Current regulations ban smoking in places of employment and business and public buildings. Those smoking are also required to be more than 20 feet from all building entrances, including patio areas within this distance.
Of the 14 community members who spoke during the open forum, nine approved passing the ban. The other five, all bar or restaurant owners or employees, were against the proposed restrictions on outdoor dining patios. Those who favored the ordinance as it was proposed included medical personnel, youth and ASCSU’s Director of Health Mackenzie Whitesell.
Alongside Larimer County Public Health, Whitesell facilitated an email survey to gather feedback from CSU students on the issue.
“I thought it was important to have CSU students’ voices heard in this Fort Collins policy,” Whitesell said.
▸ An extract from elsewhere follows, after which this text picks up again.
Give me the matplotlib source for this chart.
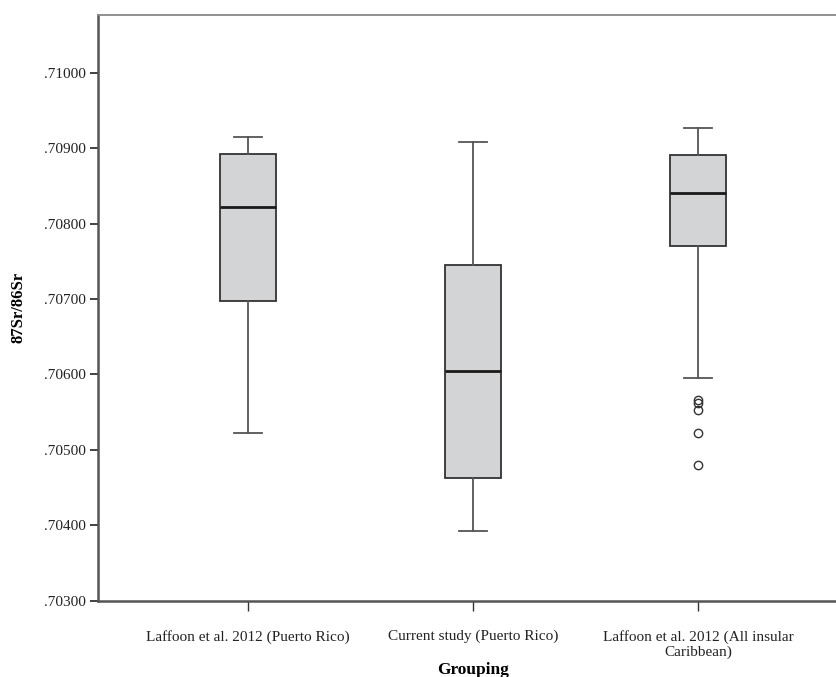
import matplotlib
matplotlib.use('Agg')
import matplotlib.pyplot as plt
from matplotlib.ticker import FixedLocator, FuncFormatter

plt.rcParams['font.family'] = ['Liberation Serif', 'DejaVu Serif']

groups = ['Laffoon et al. 2012 (Puerto Rico)',
          'Current study (Puerto Rico)',
          'Laffoon et al. 2012 (All insular\nCaribbean)']
whis_lo = [0.705229, 0.703930, 0.705956]
q1 = [0.706968, 0.704625, 0.707709]
med = [0.708225, 0.706044, 0.708410]
q3 = [0.708928, 0.707444, 0.708910]
whis_hi = [0.709154, 0.709083, 0.709270]
outliers = [[], [], [0.705662, 0.705626, 0.705530, 0.705229, 0.704801]]

yticks = [0.703, 0.704, 0.705, 0.706, 0.707, 0.708, 0.709, 0.710]

stats = []
for i in range(len(groups)):
    stats.append({'whislo': whis_lo[i], 'q1': q1[i], 'med': med[i],
                  'q3': q3[i], 'whishi': whis_hi[i], 'fliers': outliers[i]})

fig = plt.figure(figsize=(8.36, 6.77), dpi=100)
ax = fig.add_axes([98/836, 1-600.7/677, 750/836, (600.7-15)/677])

ax.bxp(stats, positions=[1, 2, 3], widths=0.252, patch_artist=True,
       boxprops=dict(facecolor='#d3d4d6', edgecolor='#333333', linewidth=1.3),
       medianprops=dict(color='#1a1a1a', linewidth=2.0),
       whiskerprops=dict(color='#555555', linewidth=1.3),
       capprops=dict(color='#555555', linewidth=1.3),
       capwidths=0.126,
       flierprops=dict(marker='o', markersize=6, markerfacecolor='none',
                       markeredgecolor='#333333', markeredgewidth=1.0))

ax.set_xlim(1/3, 3 + 2/3)
ax.set_ylim(0.703, 0.710765)
ax.yaxis.set_major_locator(FixedLocator(yticks))
ax.yaxis.set_major_formatter(FuncFormatter(lambda v, p: ('%.5f' % v)[1:]))
ax.set_xticks([1, 2, 3])
ax.set_xticklabels(groups, fontsize=11, color='#222222')
ax.tick_params(axis='y', labelsize=11, labelcolor='#222222', length=6,
               width=1.3, color='#333333', pad=3)
ax.tick_params(axis='x', length=7, width=1.0, color='#333333', pad=14)

for s in ['left', 'bottom']:
    ax.spines[s].set_color('#555555')
    ax.spines[s].set_linewidth(1.8)
ax.spines['top'].set_color('#888888')
ax.spines['top'].set_linewidth(1.3)
ax.spines['right'].set_visible(False)

ax.set_ylabel('87Sr/86Sr', fontsize=12, fontweight='bold', labelpad=12)
ax.set_xlabel('Grouping', fontsize=12.5, fontweight='bold', labelpad=2)

fig.savefig('out.png', dpi=100)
This survey, used by Neighborhood Services Manager Beth Sowder to argue for this ordinance, found that 67 percent of CSU students somewhat or strongly supported expansion of smokefree areas to include patios of restaurants and bars in Fort Collins. And, 73 percent of students somewhat or strongly supported the expansion of the 20 feet rule to pertain to Transfort bus stops and transit centers.
Arguments in support of this increased regulation included health concerns, national trends, local trends, emotional appeals and other surveys.
“I think this ordinance is a step in a healthier direction,” Whitesell said.
Aside from these arguments, bar and restaurant owners and employees spoke out at the meeting, saying this ordinance will dramatically hurt their businesses. Some estimated a maximum of a 30 percent revenue decrease due to the amount of smokers to whom they provide services.
Peter Munro, owner of the Astoria bar and restaurant in Old Town, spoke out saying he and other businesses like his put a lot of money into building outdoor patios in accordance with the current ordinance and that without the revenue from smokers, his business would suffer.
“I feel a bit blindsided,” Munro said after he heard the council members unanimously pass the ordinance.
Council members, like Gerry Horak of District 6, questioned if anything could be done about this issue and asked for research to be done on how other cities handle it.
Council member Ross Cunniff of District 5 was concerned with enforcement issues, as many who attended the meeting were, but also wanted to increase the restrictions to National Parks and trails. Cunniff was the first to move to pass the ordinance.
“I strongly support the expansion of smoking ordinance,” Cunniff said. “For me (tobacco smoke) is just an inconvenience, but I know people who are strongly affected by it.”
In response to bar and restaurant owners, council members were not convinced this ordinance would be detrimental to their businesses, like owners claimed.
“Businesses may not suffer as much as they may think,” Cunniff said. “I guess we’ll find out.”
Sowder, who presented the ordinance to City Council, was happy with the night’s proceedings.
“It’s a good step,” Sowder said. “We heard clearly from citizens that (the ordinance) is a good thing for them.”
Sowder and her associates suggested an ordinance implementation date on Jan. 1, 2014.
The second reading of the ordinance, regarding the expansion of the City’s smoking ordinance, will occur Nov. 19.